Il a été démontré que son effet bradycardisant est d’autant plus marqué que la fréquence cardiaque de référence est élevée et inversement. Je propose par précaution d’associer, à l’évaluation de la fréquence cardiaque au repos, une évaluation à l’effort sur tapis roulant ou bicyclette, de débuter par une posologie de 5 mg deux fois par jour, et de renouveler le contrôle de la fréquence cardiaque au repos et à l’effort 15 jours plus tard. Dans cette situation, une réduction modeste de la fréquence de repos est souvent associée à une amélioration fonctionnelle significative qui peut être confirmée par l’évaluation ergométrique.
Cath’Lab : Quelle est votre réaction aux nouvelles analyses de l’étude BEAUTIFUL ?
JLB : L’étude BEAUTIFUL suggère un bénéfice de l’ivabradine sur le pronostic de la maladie coronaire. Chez des patients insuffisants cardiaques (> 80 % en classe NYHA II/III) et coronariens dont la fréquence cardiaque de repos est ‡ 70 bpm, l’ivabradine réduirait le risque de survenue d’un infarctus à moyen terme.
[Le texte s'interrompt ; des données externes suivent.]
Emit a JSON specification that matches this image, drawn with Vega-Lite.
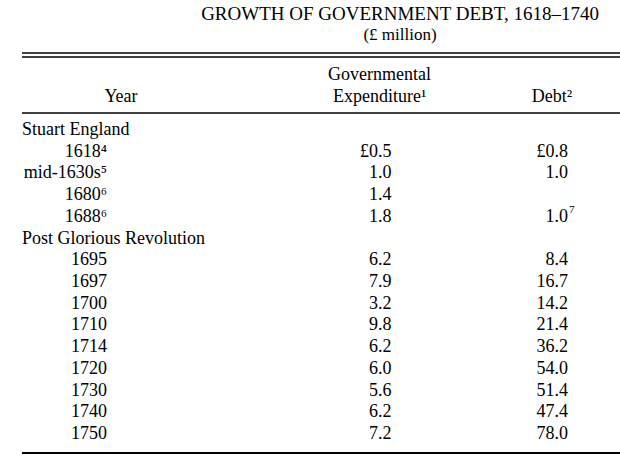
{
  "$schema": "https://vega.github.io/schema/vega-lite/v6.json",
  "width": 620,
  "height": 412,
  "autosize": {"type": "none"},
  "padding": {"left": 0, "right": 0, "top": 45, "bottom": 0},
  "background": "white",
  "config": {
    "view": {"stroke": null},
    "text": {"font": "Liberation Serif", "fontSize": 18, "color": "black"}
  },
  "title": {
    "text": "GROWTH OF GOVERNMENT DEBT, 1618–1740",
    "subtitle": "(£ million)",
    "anchor": "middle",
    "dx": 90,
    "offset": 2,
    "font": "Liberation Serif",
    "fontSize": 19,
    "fontWeight": "normal",
    "color": "black",
    "subtitleFont": "Liberation Serif",
    "subtitleFontSize": 17,
    "subtitleColor": "black",
    "subtitlePadding": 3
  },
  "data": {
    "values": [
      {"label": "Stuart England", "kind": "section"},
      {"label": "1618⁴", "kind": "entry", "exp": "£0.5", "debt": "£0.8"},
      {"label": "mid-1630s⁵", "kind": "entry", "exp": "1.0", "debt": "1.0"},
      {"label": "1680⁶", "kind": "entry", "exp": "1.4"},
      {"label": "1688⁶", "kind": "entry", "exp": "1.8", "debt": "1.0", "note": "7"},
      {"label": "Post Glorious Revolution", "kind": "section"},
      {"label": "1695", "kind": "entry", "exp": "6.2", "debt": "8.4"},
      {"label": "1697", "kind": "entry", "exp": "7.9", "debt": "16.7"},
      {"label": "1700", "kind": "entry", "exp": "3.2", "debt": "14.2"},
      {"label": "1710", "kind": "entry", "exp": "9.8", "debt": "21.4"},
      {"label": "1714", "kind": "entry", "exp": "6.2", "debt": "36.2"},
      {"label": "1720", "kind": "entry", "exp": "6.0", "debt": "54.0"},
      {"label": "1730", "kind": "entry", "exp": "5.6", "debt": "51.4"},
      {"label": "1740", "kind": "entry", "exp": "6.2", "debt": "47.4"},
      {"label": "1750", "kind": "entry", "exp": "7.2", "debt": "78.0"}
    ]
  },
  "resolve": {"scale": {"y": "independent"}},
  "layer": [
    {
      "data": {"values": [{}]},
      "mark": {"type": "rule", "strokeWidth": 1.6, "color": "black"},
      "encoding": {"x": {"value": 22}, "x2": {"value": 620}, "y": {"value": 8}}
    },
    {
      "data": {"values": [{}]},
      "mark": {"type": "rule", "strokeWidth": 1.6, "color": "black"},
      "encoding": {"x": {"value": 22}, "x2": {"value": 620}, "y": {"value": 12}}
    },
    {
      "data": {"values": [{}]},
      "mark": {"type": "rule", "strokeWidth": 1.6, "color": "black"},
      "encoding": {"x": {"value": 22}, "x2": {"value": 620}, "y": {"value": 68}}
    },
    {
      "data": {"values": [{}]},
      "mark": {"type": "rule", "strokeWidth": 2, "color": "black"},
      "encoding": {"x": {"value": 22}, "x2": {"value": 620}, "y": {"value": 408}}
    },
    {
      "data": {
        "values": [
          {"col": "exp", "hline": "1", "text": "Governmental"},
          {"col": "year", "hline": "2", "text": "Year"},
          {"col": "exp", "hline": "2", "text": "Expenditure¹"},
          {"col": "debt", "hline": "2", "text": "Debt²"}
        ]
      },
      "mark": {"type": "text", "align": "center", "baseline": "middle"},
      "encoding": {
        "x": {"field": "col", "type": "nominal", "scale": {"type": "point", "domain": ["year", "s1", "s2", "exp", "s3", "debt"], "range": [121, 552], "padding": 0}, "axis": null},
        "y": {"field": "hline", "type": "ordinal", "scale": {"type": "point", "range": [30, 52], "padding": 0}, "axis": null},
        "text": {"field": "text"}
      }
    },
    {
      "layer": [
        {
          "mark": {"type": "text", "align": "left", "baseline": "middle", "dx": -99},
          "encoding": {
            "x": {"datum": "year", "type": "nominal", "axis": null},
            "y": {"field": "label", "type": "ordinal", "sort": null, "scale": {"type": "point", "range": [85, 389], "padding": 0}, "axis": null},
            "text": {"condition": {"test": "datum.kind === 'section'", "field": "label"}, "value": ""}
          }
        },
        {
          "mark": {"type": "text", "align": "right", "baseline": "middle", "dx": -14},
          "encoding": {
            "x": {"datum": "year", "type": "nominal", "axis": null},
            "y": {"field": "label", "type": "ordinal", "sort": null, "axis": null},
            "text": {"condition": {"test": "datum.kind === 'entry'", "field": "label"}, "value": ""}
          }
        },
        {
          "mark": {"type": "text", "align": "right", "baseline": "middle", "dx": 12},
          "encoding": {
            "x": {"datum": "exp", "type": "nominal", "axis": null},
            "y": {"field": "label", "type": "ordinal", "sort": null, "axis": null},
            "text": {"condition": {"test": "datum.exp != null", "field": "exp"}, "value": ""}
          }
        },
        {
          "mark": {"type": "text", "align": "right", "baseline": "middle", "dx": 16},
          "encoding": {
            "x": {"datum": "debt", "type": "nominal", "axis": null},
            "y": {"field": "label", "type": "ordinal", "sort": null, "axis": null},
            "text": {"condition": {"test": "datum.debt != null", "field": "debt"}, "value": ""}
          }
        },
        {
          "mark": {"type": "text", "align": "left", "baseline": "middle", "dx": 17, "dy": -7, "fontSize": 11},
          "encoding": {
            "x": {"datum": "debt", "type": "nominal", "axis": null},
            "y": {"field": "label", "type": "ordinal", "sort": null, "axis": null},
            "text": {"condition": {"test": "datum.note != null", "field": "note"}, "value": ""}
          }
        }
      ]
    }
  ]
}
La dernière analyse post-hoc de cette étude permet d’envisager un bénéfice plus marqué chez les patients ischémiques non insuffisants cardiaques. En effet, elle porte sur un sous-groupe de 1 500 patients décrivant un angor limitant équivalent aux stades II ou III de la CCSA. Leur pronostic dépendait essentiellement de l’évolutivité de la maladie coronaire et l’ivabradine a permis une réduction significative du nombre d’infarctus du myocarde, encore plus marquée chez ceux dont la fréquence cardiaque était ‡ ≥ 70 bpm (figure).
Nous attendons avec impatience les résultats de l’étude SIGNIFY qui s’intéresse spécifiquement à cette population (coronariens sans insuffisance cardiaque) et qui pourrait pour la première fois démontrer que l’ivabradine non seulement améliore le pronostic fonctionnel de la maladie coronaire, ce qui est déjà démontré, mais aussi peut-être le pronostic vital.
Figure. Résultats de l’analyse post-hoc de l’étude BEAUTIFUL sur les événements coronaires dans le sous-groupe des patients souffrant d’angor limitant.